Supervisors also recognise the value of interim monitoring arrangements during early stages of operation. These may include targeted reporting, focused scenario reviews or enhanced oversight of high-risk activities while more comprehensive controls are being refined. Such measures reflect practical risk management rather than procedural weakness.
Taken together, these practices signal maturity in governance. They show that an institution understands the limitations of its data and systems, and is actively managing those limitations rather than ignoring them.
Viewed through this lens, the debate over whether institutions should rely on vendors or develop systems internally becomes less consequential. Both approaches can be effective. Both require disciplined governance. And both depend on the same underlying judgement about risk tolerance.
The more relevant question for senior executives is not which technology to deploy, but how to align controls with the institution’s capacity to manage risk. How many alerts can investigative teams handle without compromising quality? What level of uncertainty is acceptable in pursuit of detection? How should monitoring thresholds evolve as the business grows and customer behaviour becomes better understood?
These are strategic questions rather than technical ones. They require a clear understanding of operational capability, regulatory expectations and commercial realities.

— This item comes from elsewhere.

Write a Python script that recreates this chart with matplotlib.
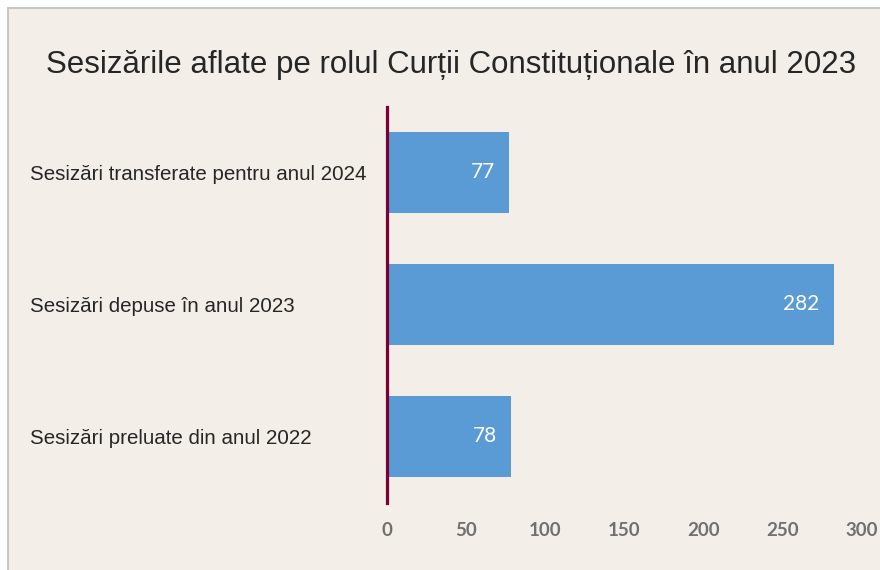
import matplotlib.pyplot as plt
from matplotlib.patches import Rectangle

categorii = ["Sesizări preluate din anul 2022",
             "Sesizări depuse în anul 2023",
             "Sesizări transferate pentru anul 2024"]
valori = [78, 282, 77]
x_ticks = [0, 50, 100, 150, 200, 250, 300]

fundal = "#F3EFE8"

fig = plt.figure(figsize=(8.8, 5.7), dpi=100, facecolor="white")
# chenarul zonei graficului
fig.patches.append(Rectangle((8 / 880, -0.1), 1.0, 1.1 - 8 / 570, transform=fig.transFigure,
                             facecolor=fundal, edgecolor="#BDBDBD", linewidth=1.2, zorder=-10))

ax = fig.add_axes([387 / 880, 1 - 502.5 / 570, 475 / 880, 396 / 570])
ax.set_facecolor("none")
ax.set_zorder(2)

poz = list(range(len(categorii)))
ax.barh(poz, valori, height=0.61, color="#5B9BD5", zorder=2)

for p, v in zip(poz, valori):
    ax.annotate(str(v), (v, p), xytext=(-10, 0), textcoords="offset points",
                ha="right", va="center", color="white", fontsize=15, family="Lato")

ax.set_xlim(0, 300)
ax.set_ylim(-0.5, 2.5)
ax.set_xticks(x_ticks)
ax.set_xticklabels([str(t) for t in x_ticks], fontsize=13.5, fontweight="bold",
                   color="#707070", family="Lato")
ax.set_yticks(poz)
ax.set_yticklabels(categorii, fontsize=14.8, color="#262626", family="Liberation Sans")
for lab in ax.get_yticklabels():
    lab.set_horizontalalignment("left")
ax.tick_params(axis="y", length=0, pad=257)
ax.tick_params(axis="x", length=0, pad=14)

for s in ["top", "right", "bottom"]:
    ax.spines[s].set_visible(False)
ax.spines["left"].set_color("#780032")
ax.spines["left"].set_linewidth(2.3)
ax.spines["left"].set_zorder(3)

fig.text(0.513, 1 - 65 / 570, "Sesizările aflate pe rolul Curții Constituționale în anul 2023",
         ha="center", va="center", fontsize=22.5, color="#262626", family="Liberation Sans")

fig.savefig("out.png", dpi=100, facecolor=fig.get_facecolor())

As financial institutions continue to expand into new markets and adopt increasingly complex technologies, the false positive debate is unlikely to disappear. But its resolution will not be found in software alone. It will emerge from disciplined governance, informed judgement and a sustained commitment to understanding customer behaviour.
In the end, the credibility of a financial crime control framework is measured not by the sophistication of its technology, but by its ability to direct investigative effort towards the risks that truly matter.